On Thu 2008-06-26 09:56:23, Tomas M wrote:
> Hello.
> I can see the 2.6.25 kernel includes LZO compression algorithm in:
>
> [*] Cryptographic API
> < > LZO compression algorithm
>
> As far as I could see, there was a strong pressure against putting compression algorithms in kernel. Does this LZO example mean that kernel people are now more open to include other algorithms as well? I'd like to include LZMA algo, which has far better compression ratio then anything else widely used today, and is already used in many small or embeded systems (as external patches to kernel or userspace utilities)
>
> If I (or anybody else) submit LZMA code for inclusion in kernel, would you ACCEPT IT ?? (assuming the code looks nice to you)
You need some good reason why lzma should be in kernel... like 'cramfs
can use it'...?
Pavel
--
(english) http://www.livejournal.com/~pavelmachek
(cesky, pictures) http://atrey.karlin.mff.cuni.cz/~pavel/picture/horses/blog.html
Well, I use LZMA particularly in squashfs, which is a replacement for cramfs at all.
Unfortunately even squashfs is not in kernel.
Tomas M
Pavel Machek wrote:
> On Thu 2008-06-26 09:56:23, Tomas M wrote:
>> Hello.
>> I can see the 2.6.25 kernel includes LZO compression algorithm in:
>>
>> [*] Cryptographic API
>> < > LZO compression algorithm
>>
>> As far as I could see, there was a strong pressure against putting compression algorithms in kernel. Does this LZO example mean that kernel people are now more open to include other algorithms as well? I'd like to include LZMA algo, which has far better compression ratio then anything else widely used today, and is already used in many small or embeded systems (as external patches to kernel or userspace utilities)
>>
>> If I (or anybody else) submit LZMA code for inclusion in kernel, would you ACCEPT IT ?? (assuming the code looks nice to you)
>
> You need some good reason why lzma should be in kernel... like 'cramfs
> can use it'...?
> Pavel
On Fri 2008-06-27 14:14:39, Tomas M wrote:
> Well, I use LZMA particularly in squashfs, which is a replacement for cramfs at all.
>
> Unfortunately even squashfs is not in kernel.
That's good enough reason.
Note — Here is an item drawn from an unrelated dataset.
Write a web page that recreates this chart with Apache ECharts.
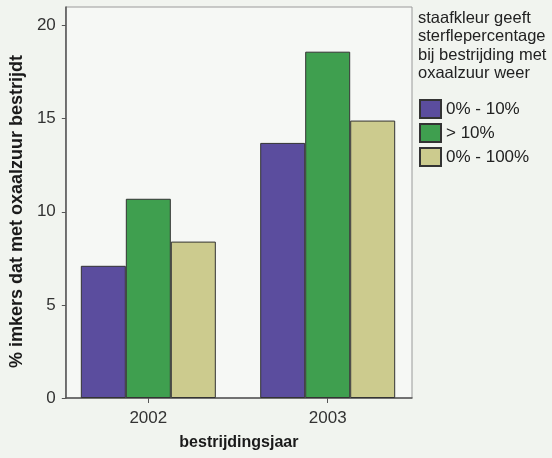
<!DOCTYPE html>
<html>
<head>
<meta charset="utf-8">
<script src="https://cdn.jsdelivr.net/npm/echarts@6/dist/echarts.min.js"></script>
<style>
html,body{margin:0;padding:0;background:#f1f4ef;}
#c{width:552px;height:458px;}
</style>
</head>
<body>
<div id="c"></div>
<script>
const years = [2002, 2003];
const seriesNames = ['0% - 10%', '> 10%', '0% - 100%'];
const lowValues = [7.1, 13.7];
const highValues = [10.7, 18.6];
const allValues = [8.4, 14.9];
const yTicks = [0, 5, 10, 15, 20];
const legendTitle = 'staafkleur geeft\nsterflepercentage\nbij bestrijding met\noxaalzuur weer';
const xName = 'bestrijdingsjaar';
const yName = '% imkers dat met oxaalzuur bestrijdt';
const colors = ['#5b4d9e', '#3f9f4f', '#cccb8e'];

const valueSets = [lowValues, highValues, allValues];
const FONT = '"Liberation Sans", Arial, sans-serif';

const chart = echarts.init(document.getElementById('c'), null, {renderer: 'canvas'});
chart.setOption({
  backgroundColor: '#f1f4ef',
  animation: false,
  textStyle: {fontFamily: FONT},
  title: {
    text: legendTitle,
    left: 413, top: 4,
    textStyle: {fontSize: 16.5, lineHeight: 18.5, fontWeight: 'normal', color: '#222', fontFamily: FONT}
  },
  legend: {
    orient: 'vertical',
    left: 414, top: 94,
    itemWidth: 21, itemHeight: 18, itemGap: 4,
    icon: 'rect',
    textStyle: {fontSize: 17, color: '#222', fontFamily: FONT},
    data: seriesNames
  },
  grid: {
    left: 63, right: 140, top: 7, bottom: 60,
    containLabel: false,
    show: true,
    backgroundColor: '#f6f8f5',
    borderColor: '#9a9a9a', borderWidth: 1
  },
  xAxis: {
    type: 'value',
    min: 2001.54, max: 2003.47,
    name: xName,
    nameLocation: 'middle',
    nameGap: 37,
    nameTextStyle: {fontSize: 16, fontWeight: 'bold', color: '#1a1a1a', fontFamily: FONT},
    axisLine: {show: true, lineStyle: {color: '#555', width: 1.5}},
    axisTick: {show: true, length: 5, lineStyle: {color: '#555'}, customValues: years},
    axisLabel: {fontSize: 17, color: '#333', margin: 12, customValues: years, formatter: v => String(v), fontFamily: FONT},
    splitLine: {show: false}
  },
  yAxis: {
    type: 'value',
    min: 0, max: 21,
    name: yName,
    nameLocation: 'middle',
    nameGap: 31,
    nameTextStyle: {fontSize: 18, fontWeight: 'bold', color: '#1a1a1a', fontFamily: FONT, padding: [0, 18, 0, 0]},
    axisLine: {show: true, lineStyle: {color: '#555', width: 1.5}},
    axisTick: {show: true, length: 4, lineStyle: {color: '#555'}, customValues: yTicks},
    axisLabel: {fontSize: 17, color: '#333', margin: 10, customValues: yTicks, fontFamily: FONT},
    splitLine: {show: false}
  },
  series: seriesNames.map((name, i) => ({
    name: name,
    type: 'bar',
    barWidth: 45,
    barGap: '0%',
    itemStyle: {color: colors[i], borderColor: '#333', borderWidth: 1},
    data: years.map((y, j) => [y, valueSets[i][j]])
  }))
});
</script>
</body>
</html>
Push squashfs first, or in same series as
lzma.
--
(english) http://www.livejournal.com/~pavelmachek
(cesky, pictures) http://atrey.karlin.mff.cuni.cz/~pavel/picture/horses/blog.html
On Thursday 2008-06-26 22:17, Pavel Machek wrote:
>> If I (or anybody else) submit LZMA code for inclusion in kernel, would you ACCEPT IT ?? (assuming the code looks nice to you)
>
>You need some good reason why lzma should be in kernel... like 'cramfs
>can use it'...?
squashfs if at all.
Jan Engelhardt wrote:
> On Thursday 2008-06-26 22:17, Pavel Machek wrote:
>>> If I (or anybody else) submit LZMA code for inclusion in kernel, would you ACCEPT IT ?? (assuming the code looks nice to you)
>> You need some good reason why lzma should be in kernel... like 'cramfs
>> can use it'...?
>
> squashfs if at all.
>
Well anything can use lzma or any other compressions, not only squashfs.
Squashfs is a great example, where you get 30% smaller filesystems compared to gzip.
Tomas M
On Fri, 2008-06-27 at 16:11 +0200, Tomas M wrote:
> Jan Engelhardt wrote:
> > On Thursday 2008-06-26 22:17, Pavel Machek wrote:
> >>> If I (or anybody else) submit LZMA code for inclusion in kernel, would you ACCEPT IT ?? (assuming the code looks nice to you)
> >> You need some good reason why lzma should be in kernel... like 'cramfs
> >> can use it'...?
> >
> > squashfs if at all.
> >
>
> Well anything can use lzma or any other compressions, not only squashfs.
> Squashfs is a great example, where you get 30% smaller filesystems compared to gzip.
JFFS2 has an framework for having multiple compression algorithms.
Adding LZMA to that wouldn't be difficult either.
josh
On Friday 2008-06-27 16:11, Tomas M wrote:
>Jan Engelhardt wrote:
>> On Thursday 2008-06-26 22:17, Pavel Machek wrote:
>>>> If I (or anybody else) submit LZMA code for inclusion in kernel, would you ACCEPT IT ?? (assuming the code looks nice to you)
>>> You need some good reason why lzma should be in kernel... like 'cramfs
>>> can use it'...?
>>
>> squashfs if at all.
>>
>
>Well anything can use lzma or any other compressions, not only squashfs.
>Squashfs is a great example, where you get 30% smaller filesystems compared to gzip.
I rather meant "who would still use cramfs", given that squashfs
actually crams more files into the same space.